Here I am following the precedent of William James who added a postscript to his Gifford Lectures to state his general philosophical position; mine will define more concisely, than may perhaps be seen in the discourse spread through ten lectures, my theological outlook. I have just indicated at the end of the last lecture that I am a Unitarian; but there are many who do not understand what this means. The name, originally indicating that the holders of this faith did not accept the doctrine of the Trinity, suggests a narrow sect; the truth is that the tenets of the movement could not be more liberal or free from dogma. Unitarianism is based upon a progressive theology. This is well seen in the summary report of the Commission of the General Assembly of Unitarian and Free Christian Churches which was published in 1945 as Part I of A Free Religious Faith1. No doubt much of what is here expressed has long been held by Unitarians since the great eviction from the Church of England just over three hundred years ago: much of it, however, has a truly modern ring. It says such things as these—“We do not base our church life on the acceptance of particular creeds,” “We believe that Christians have not only the right, but the duty to be free to seek new truth wherever it may be found,” or again, “We cannot regard the New Testament as a final and infallible expression of Christianity, nor as a court of final appeal.” Together with this scientific outlook it is a theology ablaze with religious spirit.

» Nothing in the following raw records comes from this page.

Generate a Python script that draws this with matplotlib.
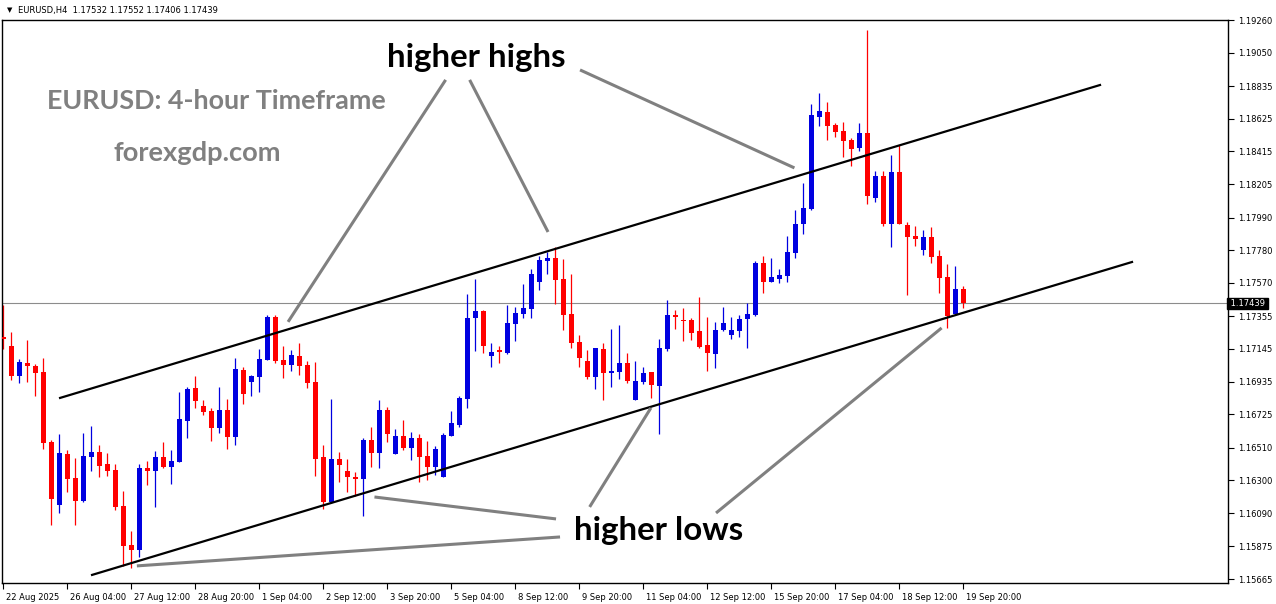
import matplotlib
matplotlib.use('Agg')
import matplotlib.pyplot as plt
import matplotlib.transforms as mtransforms
import numpy as np

# EURUSD H4 candles, 22 Aug 20:00 .. 19 Sep 20:00
opens = [1.17222, 1.17164, 1.16971, 1.17055, 1.17036, 1.16997, 1.16547, 1.16142, 1.16470, 1.16315,
         1.16168, 1.16450, 1.16483, 1.16405, 1.16367, 1.16135, 1.15885, 1.15852, 1.16380, 1.16360,
         1.16450, 1.16386, 1.16418, 1.16682, 1.16894, 1.16778, 1.16746, 1.16637, 1.16753, 1.16579,
         1.17010, 1.16933, 1.16965, 1.17074, 1.17351, 1.17074, 1.17042, 1.17100, 1.17042, 1.16933,
         1.16450, 1.16161, 1.16437, 1.16360, 1.16322, 1.16309, 1.16560, 1.16476, 1.16753, 1.16470,
         1.16585, 1.16508, 1.16573, 1.16457, 1.16386, 1.16322, 1.16585, 1.16656, 1.16824, 1.17344,
         1.17389, 1.17100, 1.17138, 1.17119, 1.17306, 1.17370, 1.17402, 1.17576, 1.17711, 1.17730,
         1.17595, 1.17370, 1.17190, 1.17068, 1.16965, 1.17145, 1.16991, 1.16997, 1.17055, 1.16817,
         1.16933, 1.16997, 1.16907, 1.17145, 1.17364, 1.17331, 1.17331, 1.17261, 1.17171, 1.17113,
         1.17267, 1.17235, 1.17261, 1.17338, 1.17364, 1.17698, 1.17576, 1.17595, 1.17614, 1.17763,
         1.17949, 1.18045, 1.18637, 1.18669, 1.18585, 1.18547, 1.18489, 1.18437, 1.18534, 1.18116,
         1.18257, 1.17949, 1.18283, 1.17942, 1.17872, 1.17782, 1.17865, 1.17743, 1.17608, 1.17370,
         1.17532]
highs = [1.17428, 1.17254, 1.17081, 1.17203, 1.17048, 1.17087, 1.16560, 1.16598, 1.16495, 1.16444,
         1.16605, 1.16650, 1.16528, 1.16476, 1.16405, 1.16232, 1.15975, 1.16405, 1.16425, 1.16489,
         1.16547, 1.16495, 1.16868, 1.16901, 1.16971, 1.16817, 1.16766, 1.16901, 1.16824, 1.17087,
         1.17029, 1.16978, 1.17145, 1.17364, 1.17364, 1.17164, 1.17138, 1.17184, 1.17068, 1.17061,
         1.16528, 1.16824, 1.16483, 1.16437, 1.16354, 1.16573, 1.16643, 1.16817, 1.16772, 1.16630,
         1.16688, 1.16611, 1.16598, 1.16553, 1.16521, 1.16605, 1.16746, 1.16843, 1.17499, 1.17595,
         1.17396, 1.17184, 1.17164, 1.17428, 1.17415, 1.17563, 1.17659, 1.17743, 1.17769, 1.17801,
         1.17724, 1.17627, 1.17235, 1.17138, 1.17151, 1.17184, 1.17274, 1.17299, 1.17119, 1.17068,
         1.17029, 1.16997, 1.17209, 1.17460, 1.17396, 1.17409, 1.17344, 1.17479, 1.17351, 1.17319,
         1.17415, 1.17351, 1.17364, 1.17441, 1.17711, 1.17743, 1.17730, 1.17659, 1.17872, 1.18039,
         1.18212, 1.18720, 1.18791, 1.18733, 1.18598, 1.18605, 1.18502, 1.18598, 1.19196, 1.18289,
         1.18289, 1.18392, 1.18457, 1.17961, 1.17936, 1.17910, 1.17929, 1.17782, 1.17691, 1.17679,
         1.17552]
lows = [1.17145, 1.16946, 1.16926, 1.16933, 1.16843, 1.16502, 1.16013, 1.16090, 1.16225, 1.16013,
        1.16161, 1.16360, 1.16322, 1.16328, 1.16110, 1.15750, 1.15737, 1.15807, 1.16270, 1.16129,
        1.16380, 1.16277, 1.16418, 1.16573, 1.16766, 1.16721, 1.16553, 1.16605, 1.16502, 1.16528,
        1.16791, 1.16843, 1.16868, 1.17074, 1.17055, 1.16958, 1.17003, 1.16978, 1.16894, 1.16328,
        1.16116, 1.16155, 1.16290, 1.16225, 1.16199, 1.16071, 1.16386, 1.16380, 1.16547, 1.16470,
        1.16495, 1.16431, 1.16290, 1.16303, 1.16335, 1.16322, 1.16585, 1.16643, 1.16766, 1.17132,
        1.17119, 1.17029, 1.17055, 1.17113, 1.17196, 1.17344, 1.17344, 1.17524, 1.17627, 1.17434,
        1.17267, 1.17151, 1.17029, 1.16952, 1.16888, 1.16817, 1.16901, 1.16952, 1.16926, 1.16817,
        1.16920, 1.16830, 1.16598, 1.17132, 1.17274, 1.17196, 1.17203, 1.17151, 1.17003, 1.17023,
        1.17261, 1.17209, 1.17222, 1.17151, 1.17357, 1.17505, 1.17576, 1.17569, 1.17576, 1.17730,
        1.17884, 1.18039, 1.18579, 1.18489, 1.18508, 1.18380, 1.18322, 1.18418, 1.18077, 1.18090,
        1.17936, 1.17801, 1.17949, 1.17492, 1.17807, 1.17749, 1.17698, 1.17505, 1.17280, 1.17370,
        1.17406]
closes = [1.17209, 1.16971, 1.17061, 1.17036, 1.16991, 1.16541, 1.16180, 1.16476, 1.16309, 1.16168,
          1.16457, 1.16483, 1.16393, 1.16360, 1.16129, 1.15878, 1.15852, 1.16380, 1.16360, 1.16450,
          1.16386, 1.16425, 1.16695, 1.16888, 1.16811, 1.16740, 1.16637, 1.16753, 1.16579, 1.17016,
          1.16855, 1.16971, 1.17081, 1.17351, 1.17068, 1.17042, 1.17106, 1.17036, 1.16926, 1.16437,
          1.16161, 1.16437, 1.16399, 1.16322, 1.16309, 1.16560, 1.16476, 1.16753, 1.16598, 1.16585,
          1.16508, 1.16573, 1.16450, 1.16386, 1.16502, 1.16592, 1.16669, 1.16830, 1.17344, 1.17389,
          1.17164, 1.17126, 1.17126, 1.17312, 1.17376, 1.17409, 1.17627, 1.17717, 1.17730, 1.17589,
          1.17364, 1.17184, 1.17087, 1.16965, 1.17151, 1.16991, 1.17003, 1.17055, 1.16939, 1.16939,
          1.16991, 1.16913, 1.17151, 1.17364, 1.17351, 1.17325, 1.17248, 1.17158, 1.17119, 1.17267,
          1.17312, 1.17267, 1.17338, 1.17370, 1.17698, 1.17576, 1.17608, 1.17621, 1.17769, 1.17949,
          1.18052, 1.18650, 1.18675, 1.18579, 1.18540, 1.18483, 1.18431, 1.18534, 1.18129, 1.18257,
          1.17949, 1.18283, 1.17949, 1.17865, 1.17852, 1.17865, 1.17737, 1.17602, 1.17357, 1.17532,
          1.17439]

time_labels = ['22 Aug 2025', '26 Aug 04:00', '27 Aug 12:00', '28 Aug 20:00', '1 Sep 04:00',
               '2 Sep 12:00', '3 Sep 20:00', '5 Sep 04:00', '8 Sep 12:00', '9 Sep 20:00',
               '11 Sep 04:00', '12 Sep 12:00', '15 Sep 20:00', '17 Sep 04:00', '18 Sep 12:00',
               '19 Sep 20:00']
price_ticks = [1.19260, 1.19050, 1.18835, 1.18625, 1.18415, 1.18205, 1.17990, 1.17780, 1.17570,
               1.17355, 1.17145, 1.16935, 1.16725, 1.16510, 1.16300, 1.16090, 1.15875, 1.15665]
last_price = 1.17439

# channel lines (bar index, price)
upper_channel = [(7.1, 1.16830), (137.1, 1.18842)]
lower_channel = [(11.1, 1.15692), (141.1, 1.17704)]
# pointer lines from the labels
hh_pointers = [[(55.3, 1.18875), (35.6, 1.17319)],
               [(58.3, 1.18875), (68.1, 1.17897)],
               [(72.1, 1.18939), (98.9, 1.18309)]]
hl_pointers = [[(69.1, 1.16052), (46.4, 1.16193)],
               [(69.6, 1.15936), (16.7, 1.15750)],
               [(73.3, 1.16129), (80.96, 1.16766)],
               [(89.1, 1.16090), (117.3, 1.17280)]]

W, H = 1276, 604
fig = plt.figure(figsize=(W / 100, H / 100), dpi=100)
ax = fig.add_axes([2 / W, 21 / H, 1226 / W, 563 / H])

o = np.array(opens); hi = np.array(highs); lo = np.array(lows); c = np.array(closes)
idx = np.arange(len(o))
bull = c >= o
cols = np.where(bull, '#0000e0', '#ff0000')

ax.vlines(idx, lo, hi, colors=cols, linewidth=0.9, zorder=2)
body_lo = np.minimum(o, c)
body_h = np.maximum(np.abs(c - o), 0.00005)
ax.bar(idx, body_h, bottom=body_lo, width=0.62, color=cols, linewidth=0, zorder=3)

ax.set_xlim(-0.16, 153.1)
ax.set_ylim(1.15640, 1.19260)

# current price line
ax.axhline(last_price, color='#8c8c8c', linewidth=0.8, zorder=1)

for (x0, y0), (x1, y1) in [upper_channel, lower_channel]:
    ax.plot([x0, x1], [y0, y1], color='black', linewidth=1.6, zorder=4)
for seg in hh_pointers + hl_pointers:
    ax.plot([seg[0][0], seg[1][0]], [seg[0][1], seg[1][1]], color='#808080',
            linewidth=2.2, solid_capstyle='butt', zorder=4)

# axes styling like the terminal
for sp in ax.spines.values():
    sp.set_linewidth(1.0)
    sp.set_color('black')
ax.yaxis.tick_right()
ax.set_yticks(price_ticks)
ax.set_yticklabels(['%.5f' % p for p in price_ticks])
ax.tick_params(axis='y', direction='out', length=4, width=0.8, pad=3, labelsize=6)
ax.set_xticks(np.arange(0, 8 * len(time_labels), 8))
ax.set_xticklabels(time_labels)
ax.tick_params(axis='x', direction='out', length=4, width=0.8, pad=3, labelsize=6)
off = mtransforms.ScaledTranslation(2 / 72, 0, fig.dpi_scale_trans)
for lbl in ax.get_xticklabels():
    lbl.set_horizontalalignment('left')
    lbl.set_transform(lbl.get_transform() + off)

ax.text(1.0, last_price, ' %.5f ' % last_price, transform=ax.get_yaxis_transform(),
        ha='left', va='center', fontsize=6, color='white', zorder=6,
        bbox=dict(facecolor='black', edgecolor='black', pad=0.6), clip_on=False)

# header line
fig.text(7 / W, 1 - 10 / H, '\u25bc', fontsize=5, va='center')
fig.text(18 / W, 1 - 10 / H, 'EURUSD,H4  1.17532 1.17552 1.17406 1.17439', fontsize=6, va='center')

big = ['Lato', 'DejaVu Sans']
fig.text(387 / W, 1 - 67 / H, 'higher highs', fontsize=23.8, fontweight='bold', family=big,
         color='black', va='baseline')
fig.text(47 / W, 1 - 109 / H, 'EURUSD: 4-hour Timeframe', fontsize=19.4, fontweight='bold',
         family=big, color='#808080', va='baseline')
fig.text(114 / W, 1 - 161 / H, 'forexgdp.com', fontsize=19.6, fontweight='bold', family=big,
         color='#808080', va='baseline')
fig.text(574 / W, 1 - 540 / H, 'higher lows', fontsize=23.8, fontweight='bold', family=big,
         color='black', va='baseline')

fig.savefig('out.png', dpi=100)
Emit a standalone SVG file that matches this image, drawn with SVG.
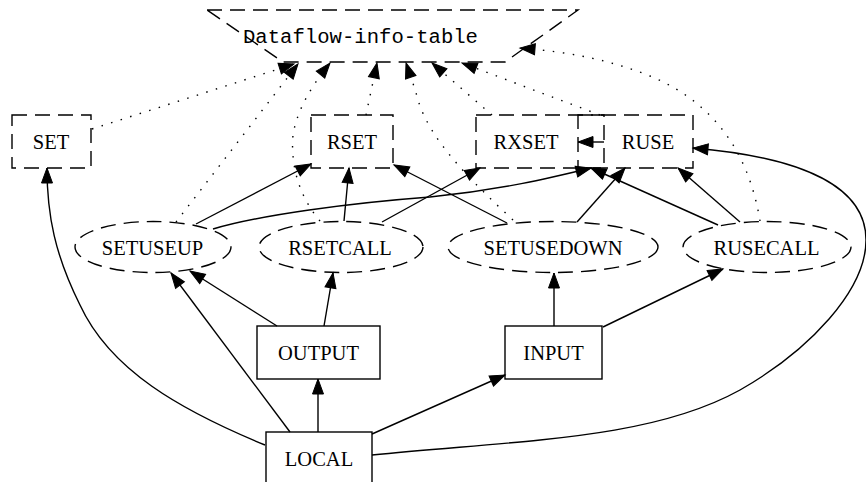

Because its faith is based upon spiritual experience it has no fear. It says:
We welcome every discovery that scientists and others are making, even though they bring with them new problems, because we are confident that when these discoveries are fully understood they can result only in a deeper sense of awe and reverence and gratitude before the great mystery of life. We believe that religion exists that we may have life, and have it more abundantly.
That is my faith. In mind I am a Unitarian, but as I said at the end of the last lecture, my heart is in the Church of England. I go there to pray in private; I cannot, however, attend its services without feeling intellectually ashamed. I hope the day may come when special services may be held for those of a more liberal faith; I believe that many thinking Christians are really Unitarian in outlook without knowing.
Published at the Lindsey Press, Essex Hall, Essex Street, London, W.C.I. I should mention that I do not accept all the views expressed in Parts II or III of the book; they are personal views to be freely discussed, just as those of individual scientists are discussed at any scientific conference.